WHAT THE EXERCISE ASKS:
Repeat the material exactly from its first line to the line that includes "import plotly.graph_objects as go". Skip pictures.

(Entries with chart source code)
_ _ _
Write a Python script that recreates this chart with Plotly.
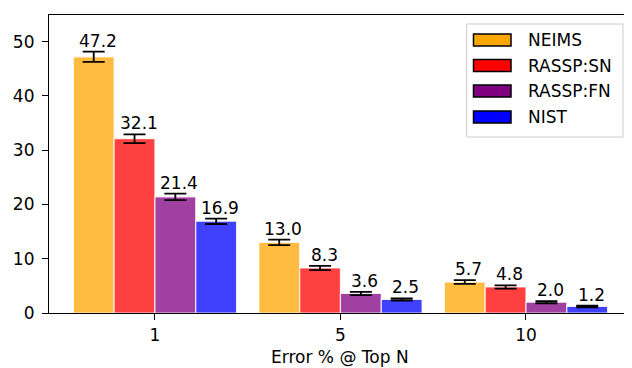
import plotly.graph_objects as go

categories = ["1", "5", "10"]
series_names = ["NEIMS", "RASSP:SN", "RASSP:FN", "NIST"]
neims = [47.2, 13.0, 5.7]
rassp_sn = [32.1, 8.3, 4.8]
rassp_fn = [21.4, 3.6, 2.0]
nist = [16.9, 2.5, 1.2]
neims_err = [0.95, 0.5, 0.35]
rassp_sn_err = [0.8, 0.4, 0.3]
rassp_fn_err = [0.6, 0.3, 0.2]
nist_err = [0.5, 0.2, 0.15]
y_ticks = [0, 10, 20, 30, 40, 50]
x_title = "Error % @ Top N"

values = [neims, rassp_sn, rassp_fn, nist]
errors = [neims_err, rassp_sn_err, rassp_fn_err, nist_err]
fills = ["rgba(255,165,0,0.75)", "rgba(255,0,0,0.75)", "rgba(128,0,128,0.75)", "rgba(0,0,255,0.75)"]
solid = ["#FFA500", "#FF0000", "#800080", "#0000FF"]

FONT = "DejaVu Sans"
FS = 17
PAGE_OFF = 8  # default body margin of the html page
W, H = 632 - PAGE_OFF, 368 - PAGE_OFF
# plot box in screenshot pixels: x 49..631, y 15..313
L, R, T, B = 49 - PAGE_OFF, 1, 15 - PAGE_OFF, 55
pw, ph = W - L - R, H - T - B

xpos = list(range(len(categories)))
bw = 0.22
fig = go.Figure()
annotations = []
shapes = []
for i, (name, vals, errs) in enumerate(zip(series_names, values, errors)):
    off = -0.44 + bw * i
    fig.add_trace(go.Bar(
        x=xpos, y=vals, name=name, width=bw, offset=off,
        marker=dict(color=fills[i], line=dict(color="rgba(255,255,255,0.8)", width=1.2)),
        error_y=dict(type="data", array=errs, visible=True, color="black", thickness=1.8, width=11),
        showlegend=False,
    ))
    for x, v, e in zip(xpos, vals, errs):
        annotations.append(dict(
            x=x + off + bw / 2, y=v + e, xref="x", yref="y", text=f"{v:.1f}",
            showarrow=False, yanchor="bottom", xanchor="center", xshift=4, yshift=-1,
            font=dict(family=FONT, size=FS, color="black"),
        ))

def px2paper(px, py):
    # screenshot pixel -> paper coords
    fx, fy = px - PAGE_OFF, py - PAGE_OFF
    return (fx - L) / pw, (H - B - fy) / ph

# x-axis title
tx, ty = px2paper(340, 357)
annotations.append(dict(x=tx, y=ty, xref="paper", yref="paper", text=x_title, showarrow=False,
                        xanchor="center", yanchor="middle", font=dict(family=FONT, size=FS, color="black")))

# custom legend
x0, y0 = px2paper(466.7, 24)
x1, y1 = px2paper(623, 137)
shapes.append(dict(type="rect", xref="paper", yref="paper", x0=x0, y0=y1, x1=x1, y1=y0,
                   line=dict(color="#cccccc", width=1), fillcolor="rgba(255,255,255,0.8)", layer="above"))
row_y = [40, 65.5, 91, 117]
for i, name in enumerate(series_names):
    sx0, sy0 = px2paper(473.5, row_y[i] - 6)
    sx1, sy1 = px2paper(511, row_y[i] + 6)
    shapes.append(dict(type="rect", xref="paper", yref="paper", x0=sx0, y0=sy1, x1=sx1, y1=sy0,
                       line=dict(color="black", width=1.5), fillcolor=solid[i], layer="above"))
    lx, ly = px2paper(526, row_y[i])
    annotations.append(dict(x=lx, y=ly, xref="paper", yref="paper", text=name, showarrow=False,
                            xanchor="left", yanchor="middle",
                            font=dict(family=FONT, size=FS, color="black")))

fig.update_layout(
    width=W, height=H,
    margin=dict(l=L, r=R, t=T, b=B),
    plot_bgcolor="white", paper_bgcolor="white",
    barmode="overlay",
    font=dict(family=FONT, size=FS, color="black"),
    annotations=annotations, shapes=shapes,
    xaxis=dict(
        range=[-0.571, 2.566], tickmode="array", tickvals=xpos, ticktext=categories,
        showline=True, linecolor="black", linewidth=1.2, mirror=True,
        ticks="outside", ticklen=6, tickcolor="black", tickwidth=1.2,
        showgrid=False, zeroline=False, automargin=False,
    ),
    yaxis=dict(
        range=[0, 54.9], tickmode="array", tickvals=y_ticks,
        showline=True, linecolor="black", linewidth=1.2, mirror=True,
        ticks="outside", ticklen=6, tickcolor="black", tickwidth=1.2,
        showgrid=False, zeroline=False, automargin=False, ticklabelstandoff=4,
    ),
)

fig.write_html("out.html")
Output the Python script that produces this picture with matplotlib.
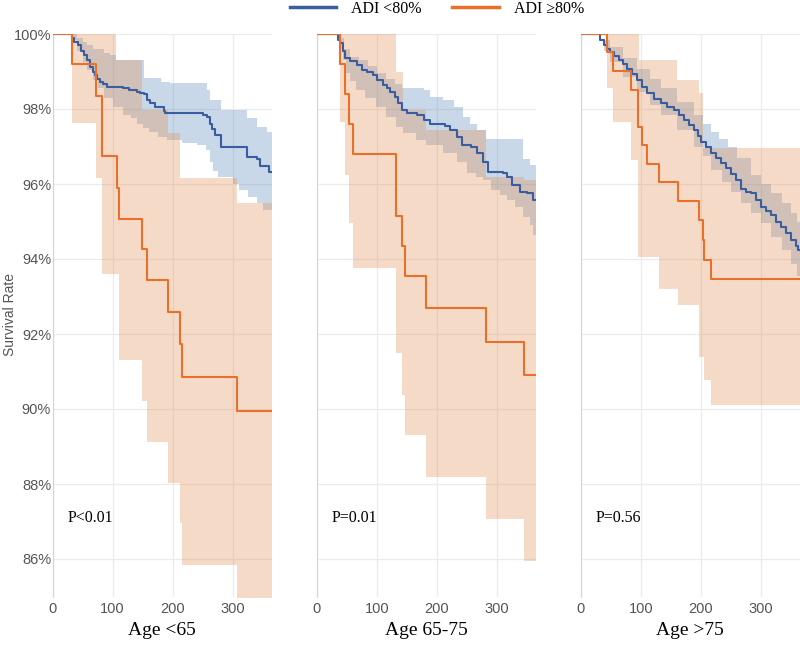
_ _ _
CORRECT RESPONSE:
Write a Python script that recreates this chart with Plotly.
import plotly.graph_objects as go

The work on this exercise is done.